— Start SUPPLIED MATERIAL —

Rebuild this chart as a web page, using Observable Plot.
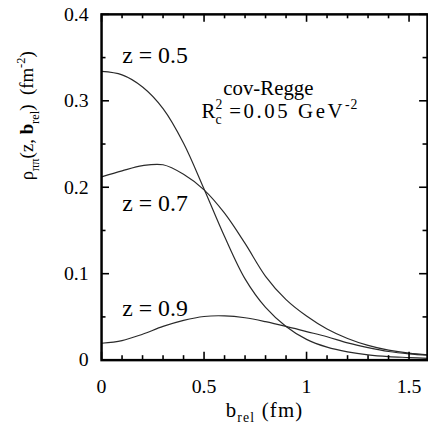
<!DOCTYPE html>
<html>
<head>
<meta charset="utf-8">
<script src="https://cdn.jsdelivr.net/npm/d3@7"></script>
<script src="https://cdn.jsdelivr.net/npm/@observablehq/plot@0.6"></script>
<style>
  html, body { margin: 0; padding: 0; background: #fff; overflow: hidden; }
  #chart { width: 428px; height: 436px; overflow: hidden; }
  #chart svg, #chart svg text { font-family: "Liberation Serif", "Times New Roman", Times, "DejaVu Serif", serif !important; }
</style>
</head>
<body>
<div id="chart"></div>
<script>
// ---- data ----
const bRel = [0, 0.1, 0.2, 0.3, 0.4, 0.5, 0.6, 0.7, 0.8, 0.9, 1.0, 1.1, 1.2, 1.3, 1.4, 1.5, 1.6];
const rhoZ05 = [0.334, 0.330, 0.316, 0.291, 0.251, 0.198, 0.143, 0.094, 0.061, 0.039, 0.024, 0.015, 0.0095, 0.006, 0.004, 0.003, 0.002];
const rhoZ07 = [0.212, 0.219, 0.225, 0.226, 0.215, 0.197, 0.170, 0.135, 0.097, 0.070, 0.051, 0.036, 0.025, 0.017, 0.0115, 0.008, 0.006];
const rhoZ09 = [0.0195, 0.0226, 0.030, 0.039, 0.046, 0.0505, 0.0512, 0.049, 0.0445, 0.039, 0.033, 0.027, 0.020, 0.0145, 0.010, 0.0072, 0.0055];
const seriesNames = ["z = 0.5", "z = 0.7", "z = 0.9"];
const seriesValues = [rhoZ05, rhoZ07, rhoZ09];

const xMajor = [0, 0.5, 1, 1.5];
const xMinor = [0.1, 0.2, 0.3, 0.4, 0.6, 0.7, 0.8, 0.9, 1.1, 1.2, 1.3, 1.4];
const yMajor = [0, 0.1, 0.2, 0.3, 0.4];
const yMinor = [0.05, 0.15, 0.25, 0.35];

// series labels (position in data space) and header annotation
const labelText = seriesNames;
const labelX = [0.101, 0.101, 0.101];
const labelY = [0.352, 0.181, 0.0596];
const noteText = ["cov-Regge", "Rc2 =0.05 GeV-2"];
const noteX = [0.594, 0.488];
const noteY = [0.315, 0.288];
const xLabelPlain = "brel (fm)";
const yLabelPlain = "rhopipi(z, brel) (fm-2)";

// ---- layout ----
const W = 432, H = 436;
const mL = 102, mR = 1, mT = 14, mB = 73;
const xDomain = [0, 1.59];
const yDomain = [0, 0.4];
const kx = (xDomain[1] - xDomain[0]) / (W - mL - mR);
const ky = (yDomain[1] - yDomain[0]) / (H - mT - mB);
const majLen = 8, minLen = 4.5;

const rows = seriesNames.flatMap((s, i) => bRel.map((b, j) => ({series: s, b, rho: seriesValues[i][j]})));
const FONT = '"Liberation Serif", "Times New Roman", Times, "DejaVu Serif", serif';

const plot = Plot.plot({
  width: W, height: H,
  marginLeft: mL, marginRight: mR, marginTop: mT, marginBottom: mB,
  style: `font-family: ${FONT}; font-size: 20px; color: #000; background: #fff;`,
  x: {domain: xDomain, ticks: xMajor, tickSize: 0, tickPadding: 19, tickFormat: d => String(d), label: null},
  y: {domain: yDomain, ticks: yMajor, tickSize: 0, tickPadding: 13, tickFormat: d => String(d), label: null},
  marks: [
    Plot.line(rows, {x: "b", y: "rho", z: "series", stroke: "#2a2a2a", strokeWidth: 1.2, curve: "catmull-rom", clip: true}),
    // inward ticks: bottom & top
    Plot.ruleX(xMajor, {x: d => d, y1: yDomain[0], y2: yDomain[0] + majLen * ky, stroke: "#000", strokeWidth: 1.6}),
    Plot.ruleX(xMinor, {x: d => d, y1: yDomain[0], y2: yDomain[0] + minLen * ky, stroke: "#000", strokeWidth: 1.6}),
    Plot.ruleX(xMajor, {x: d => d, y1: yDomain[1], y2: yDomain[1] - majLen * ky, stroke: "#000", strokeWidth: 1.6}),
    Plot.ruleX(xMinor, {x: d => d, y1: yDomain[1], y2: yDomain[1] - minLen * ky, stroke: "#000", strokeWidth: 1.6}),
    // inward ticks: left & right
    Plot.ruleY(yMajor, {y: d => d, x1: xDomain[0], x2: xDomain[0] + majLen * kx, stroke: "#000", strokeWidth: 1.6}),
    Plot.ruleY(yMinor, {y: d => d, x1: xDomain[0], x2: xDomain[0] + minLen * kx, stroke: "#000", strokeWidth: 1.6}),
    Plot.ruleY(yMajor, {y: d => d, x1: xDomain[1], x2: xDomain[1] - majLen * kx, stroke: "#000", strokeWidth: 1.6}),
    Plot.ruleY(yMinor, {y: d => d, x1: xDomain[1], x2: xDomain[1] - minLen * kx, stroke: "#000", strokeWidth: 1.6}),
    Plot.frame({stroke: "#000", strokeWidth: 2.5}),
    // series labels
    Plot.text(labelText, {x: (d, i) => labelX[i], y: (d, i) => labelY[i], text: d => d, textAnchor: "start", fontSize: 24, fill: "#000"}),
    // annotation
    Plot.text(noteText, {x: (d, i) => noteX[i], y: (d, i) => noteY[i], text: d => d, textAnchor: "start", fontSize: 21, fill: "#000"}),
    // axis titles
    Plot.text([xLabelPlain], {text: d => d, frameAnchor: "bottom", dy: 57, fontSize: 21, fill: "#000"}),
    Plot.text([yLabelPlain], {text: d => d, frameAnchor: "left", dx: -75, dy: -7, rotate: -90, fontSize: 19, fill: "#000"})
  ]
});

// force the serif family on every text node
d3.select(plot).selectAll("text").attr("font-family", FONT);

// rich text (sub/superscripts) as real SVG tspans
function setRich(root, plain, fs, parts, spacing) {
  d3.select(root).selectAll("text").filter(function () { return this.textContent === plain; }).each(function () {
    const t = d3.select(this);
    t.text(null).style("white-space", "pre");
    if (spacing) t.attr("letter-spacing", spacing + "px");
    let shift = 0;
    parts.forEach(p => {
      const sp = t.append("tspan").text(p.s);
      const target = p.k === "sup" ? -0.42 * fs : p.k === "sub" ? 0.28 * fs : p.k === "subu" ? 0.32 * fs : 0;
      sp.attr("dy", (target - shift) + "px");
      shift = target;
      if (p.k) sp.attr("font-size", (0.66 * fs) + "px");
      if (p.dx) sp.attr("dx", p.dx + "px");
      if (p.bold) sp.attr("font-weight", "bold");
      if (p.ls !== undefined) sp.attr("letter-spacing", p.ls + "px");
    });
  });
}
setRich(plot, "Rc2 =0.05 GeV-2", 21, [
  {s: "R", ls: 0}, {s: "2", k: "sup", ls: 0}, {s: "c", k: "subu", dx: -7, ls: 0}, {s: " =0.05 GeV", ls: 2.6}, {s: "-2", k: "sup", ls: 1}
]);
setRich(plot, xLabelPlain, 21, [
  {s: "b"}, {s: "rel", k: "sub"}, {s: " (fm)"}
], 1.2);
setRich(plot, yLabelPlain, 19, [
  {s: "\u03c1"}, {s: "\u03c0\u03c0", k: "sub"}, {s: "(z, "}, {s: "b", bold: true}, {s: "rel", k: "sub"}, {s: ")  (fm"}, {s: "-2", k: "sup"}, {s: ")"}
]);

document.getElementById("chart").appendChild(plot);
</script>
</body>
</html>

— End SUPPLIED MATERIAL —

Write out each line of the data exactly; the images should be left out.

Rebuild this chart as a web page, using Observable Plot.
<!DOCTYPE html>
<html>
<head>
<meta charset="utf-8">
<script src="https://cdn.jsdelivr.net/npm/d3@7"></script>
<script src="https://cdn.jsdelivr.net/npm/@observablehq/plot@0.6"></script>
<style>
  html, body { margin: 0; padding: 0; background: #fff; overflow: hidden; }
  #chart { width: 428px; height: 436px; overflow: hidden; }
  #chart svg, #chart svg text { font-family: "Liberation Serif", "Times New Roman", Times, "DejaVu Serif", serif !important; }
</style>
</head>
<body>
<div id="chart"></div>
<script>
// ---- data ----
const bRel = [0, 0.1, 0.2, 0.3, 0.4, 0.5, 0.6, 0.7, 0.8, 0.9, 1.0, 1.1, 1.2, 1.3, 1.4, 1.5, 1.6];
const rhoZ05 = [0.334, 0.330, 0.316, 0.291, 0.251, 0.198, 0.143, 0.094, 0.061, 0.039, 0.024, 0.015, 0.0095, 0.006, 0.004, 0.003, 0.002];
const rhoZ07 = [0.212, 0.219, 0.225, 0.226, 0.215, 0.197, 0.170, 0.135, 0.097, 0.070, 0.051, 0.036, 0.025, 0.017, 0.0115, 0.008, 0.006];
const rhoZ09 = [0.0195, 0.0226, 0.030, 0.039, 0.046, 0.0505, 0.0512, 0.049, 0.0445, 0.039, 0.033, 0.027, 0.020, 0.0145, 0.010, 0.0072, 0.0055];
const seriesNames = ["z = 0.5", "z = 0.7", "z = 0.9"];
const seriesValues = [rhoZ05, rhoZ07, rhoZ09];

const xMajor = [0, 0.5, 1, 1.5];
const xMinor = [0.1, 0.2, 0.3, 0.4, 0.6, 0.7, 0.8, 0.9, 1.1, 1.2, 1.3, 1.4];
const yMajor = [0, 0.1, 0.2, 0.3, 0.4];
const yMinor = [0.05, 0.15, 0.25, 0.35];

// series labels (position in data space) and header annotation
const labelText = seriesNames;
const labelX = [0.101, 0.101, 0.101];
const labelY = [0.352, 0.181, 0.0596];
const noteText = ["cov-Regge", "Rc2 =0.05 GeV-2"];
const noteX = [0.594, 0.488];
const noteY = [0.315, 0.288];
const xLabelPlain = "brel (fm)";
const yLabelPlain = "rhopipi(z, brel) (fm-2)";

// ---- layout ----
const W = 432, H = 436;
const mL = 102, mR = 1, mT = 14, mB = 73;
const xDomain = [0, 1.59];
const yDomain = [0, 0.4];
const kx = (xDomain[1] - xDomain[0]) / (W - mL - mR);
const ky = (yDomain[1] - yDomain[0]) / (H - mT - mB);
const majLen = 8, minLen = 4.5;

const rows = seriesNames.flatMap((s, i) => bRel.map((b, j) => ({series: s, b, rho: seriesValues[i][j]})));
const FONT = '"Liberation Serif", "Times New Roman", Times, "DejaVu Serif", serif';

const plot = Plot.plot({
  width: W, height: H,
  marginLeft: mL, marginRight: mR, marginTop: mT, marginBottom: mB,
  style: `font-family: ${FONT}; font-size: 20px; color: #000; background: #fff;`,
  x: {domain: xDomain, ticks: xMajor, tickSize: 0, tickPadding: 19, tickFormat: d => String(d), label: null},
  y: {domain: yDomain, ticks: yMajor, tickSize: 0, tickPadding: 13, tickFormat: d => String(d), label: null},
  marks: [
    Plot.line(rows, {x: "b", y: "rho", z: "series", stroke: "#2a2a2a", strokeWidth: 1.2, curve: "catmull-rom", clip: true}),
    // inward ticks: bottom & top
    Plot.ruleX(xMajor, {x: d => d, y1: yDomain[0], y2: yDomain[0] + majLen * ky, stroke: "#000", strokeWidth: 1.6}),
    Plot.ruleX(xMinor, {x: d => d, y1: yDomain[0], y2: yDomain[0] + minLen * ky, stroke: "#000", strokeWidth: 1.6}),
    Plot.ruleX(xMajor, {x: d => d, y1: yDomain[1], y2: yDomain[1] - majLen * ky, stroke: "#000", strokeWidth: 1.6}),
    Plot.ruleX(xMinor, {x: d => d, y1: yDomain[1], y2: yDomain[1] - minLen * ky, stroke: "#000", strokeWidth: 1.6}),
    // inward ticks: left & right
    Plot.ruleY(yMajor, {y: d => d, x1: xDomain[0], x2: xDomain[0] + majLen * kx, stroke: "#000", strokeWidth: 1.6}),
    Plot.ruleY(yMinor, {y: d => d, x1: xDomain[0], x2: xDomain[0] + minLen * kx, stroke: "#000", strokeWidth: 1.6}),
    Plot.ruleY(yMajor, {y: d => d, x1: xDomain[1], x2: xDomain[1] - majLen * kx, stroke: "#000", strokeWidth: 1.6}),
    Plot.ruleY(yMinor, {y: d => d, x1: xDomain[1], x2: xDomain[1] - minLen * kx, stroke: "#000", strokeWidth: 1.6}),
    Plot.frame({stroke: "#000", strokeWidth: 2.5}),
    // series labels
    Plot.text(labelText, {x: (d, i) => labelX[i], y: (d, i) => labelY[i], text: d => d, textAnchor: "start", fontSize: 24, fill: "#000"}),
    // annotation
    Plot.text(noteText, {x: (d, i) => noteX[i], y: (d, i) => noteY[i], text: d => d, textAnchor: "start", fontSize: 21, fill: "#000"}),
    // axis titles
    Plot.text([xLabelPlain], {text: d => d, frameAnchor: "bottom", dy: 57, fontSize: 21, fill: "#000"}),
    Plot.text([yLabelPlain], {text: d => d, frameAnchor: "left", dx: -75, dy: -7, rotate: -90, fontSize: 19, fill: "#000"})
  ]
});

// force the serif family on every text node
d3.select(plot).selectAll("text").attr("font-family", FONT);

// rich text (sub/superscripts) as real SVG tspans
function setRich(root, plain, fs, parts, spacing) {
  d3.select(root).selectAll("text").filter(function () { return this.textContent === plain; }).each(function () {
    const t = d3.select(this);
    t.text(null).style("white-space", "pre");
    if (spacing) t.attr("letter-spacing", spacing + "px");
    let shift = 0;
    parts.forEach(p => {
      const sp = t.append("tspan").text(p.s);
      const target = p.k === "sup" ? -0.42 * fs : p.k === "sub" ? 0.28 * fs : p.k === "subu" ? 0.32 * fs : 0;
      sp.attr("dy", (target - shift) + "px");
      shift = target;
      if (p.k) sp.attr("font-size", (0.66 * fs) + "px");
      if (p.dx) sp.attr("dx", p.dx + "px");
      if (p.bold) sp.attr("font-weight", "bold");
      if (p.ls !== undefined) sp.attr("letter-spacing", p.ls + "px");
    });
  });
}
setRich(plot, "Rc2 =0.05 GeV-2", 21, [
  {s: "R", ls: 0}, {s: "2", k: "sup", ls: 0}, {s: "c", k: "subu", dx: -7, ls: 0}, {s: " =0.05 GeV", ls: 2.6}, {s: "-2", k: "sup", ls: 1}
]);
setRich(plot, xLabelPlain, 21, [
  {s: "b"}, {s: "rel", k: "sub"}, {s: " (fm)"}
], 1.2);
setRich(plot, yLabelPlain, 19, [
  {s: "\u03c1"}, {s: "\u03c0\u03c0", k: "sub"}, {s: "(z, "}, {s: "b", bold: true}, {s: "rel", k: "sub"}, {s: ")  (fm"}, {s: "-2", k: "sup"}, {s: ")"}
]);

document.getElementById("chart").appendChild(plot);
</script>
</body>
</html>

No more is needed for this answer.